Public college in Manila, Philippines

The College of Law of the Pamantasan ng Lungsod ng Maynila (PLM) in Manila, Philippines is one of the two Professional schools of the University. Its current dean is Ernesto P. Maceda Jr., former Vice Mayor and City Councilor of Manila. It is located in Gusaling Katipunan.

==Faculty==
High-profile legal personalities have joined the College of Law teaching staff, like former Senator Ernesto Maceda in the legislation and public governance and lawyer Katrina Legarda for family law. Also part of the faculty is former Dean and Acting University President Jose M. Roy III, who served as Commissioner and Executive Director of the Preparatory Commission on Constitutional Reforms.

==Admission==
An applicant who passes the Admission Test will be informed of the date of interview. Non-response within five days and/or his/her non-appearance will cause forfeiture of slot in the College. The Committee on Admission reserves the right to deny the admission of an applicant if the above requirements and all other admission criteria are not satisfactorily complied with.
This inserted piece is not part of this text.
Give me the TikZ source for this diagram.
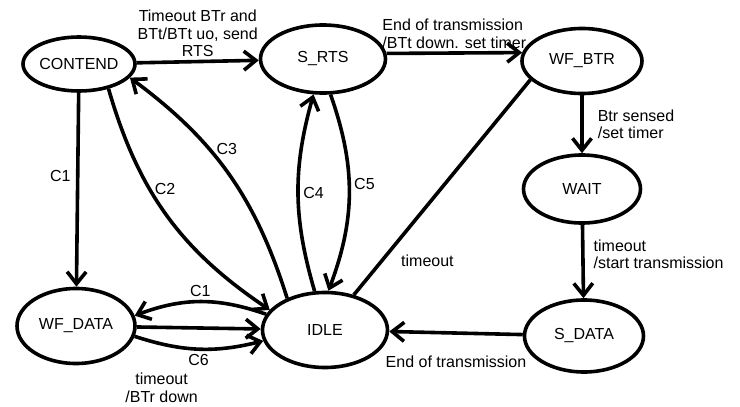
\documentclass[tikz,border=0pt]{standalone}
\usepackage{fontspec}
\setmainfont{Liberation Sans}
\usetikzlibrary{shapes.geometric, arrows.meta}

\begin{document}
\begin{tikzpicture}[x=1pt, y=-1pt, line width=3.6pt,
    >={Straight Barb[length=12pt, width=19pt]},
    font=\fontsize{16}{17.5}\selectfont,
    state/.style={ellipse, draw, inner sep=0pt},
    lbl/.style={align=left, inner sep=2pt}]
    \useasboundingbox (0,0) rectangle (740,407);
    % States
    \node[state, minimum width=112pt, minimum height=54pt] (contend) at (79,64) {CONTEND};
    \node[state, minimum width=125pt, minimum height=68pt] (srts) at (323,59) {S\_RTS};
    \node[state, minimum width=120pt, minimum height=65pt] (wfbtr) at (582,61) {WF\_BTR};
    \node[state, minimum width=117pt, minimum height=68pt] (wait) at (582,189) {WAIT};
    \node[state, minimum width=119pt, minimum height=72pt] (sdata) at (584,336) {S\_DATA};
    \node[state, minimum width=125pt, minimum height=75pt] (idle) at (325,330) {IDLE};
    \node[state, minimum width=118pt, minimum height=75pt] (wfdata) at (76,326) {WF\_DATA};
    % Top row
    \draw[->] (contend) -- (srts) node[midway, above=1pt, align=center, inner sep=2pt] {Timeout BTr and\\BTt/BTt uo, send\\RTS};
    \draw[->] (srts.5) -- (wfbtr.172) node[midway, above=1pt, lbl] {End of transmission\\/BTt down. set timer};
    % Right column
    \draw[->] (wfbtr) -- (wait) node[midway, right=12pt, lbl] {Btr sensed\\/set timer};
    \draw[->] (wait) -- (sdata) node[pos=0.4, right=7pt, lbl] {timeout\\/start transmission};
    \draw[->] (sdata) -- (idle) node[midway, below=19pt, inner sep=2pt] {End of transmission};
    \draw (wfbtr.200) -- (idle) node[pos=0.84, right=14pt] {timeout};
    % Around IDLE
    \draw[->] (contend) -- (wfdata) node[pos=0.43, left=2pt] {C1};
    \draw[->] (contend.-40) to[bend right=20] node[pos=0.38, right] {C2} (idle.160);
    \draw[->] (idle.140) to[bend right=18] node[pos=0.62, right=2pt] {C3} (contend.-15);
    \draw[->] (idle.105) to[bend left=16] node[midway, right] {C4} (srts.-105);
    \draw[->] (srts.-78) to[bend left=20] node[pos=0.45, right] {C5} (idle.85);
    \draw[->] (idle.165) to[bend right=20] node[midway, above] {C1} (wfdata.10);
    \draw[->] (wfdata) -- (idle) node[pos=0.2, below=42pt, align=center, inner sep=2pt] {timeout\\/BTr down};
    \draw[->] (wfdata.-10) to[bend right=16] node[midway, below] {C6} (idle.190);
\end{tikzpicture}
\end{document}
Admission decision will be based on the result of the evaluation of all the required documents, as well as the entrance examination and the interview. The Committee on Admission shall submit to the Dean of the College its recommendation for his review and final recommendation to the President of the University. Any evidence of fraud, misrepresentation, or non-disclosure by the applicant of any information relative to the requirements shall be ground for the cancellation of his admission or enrollment.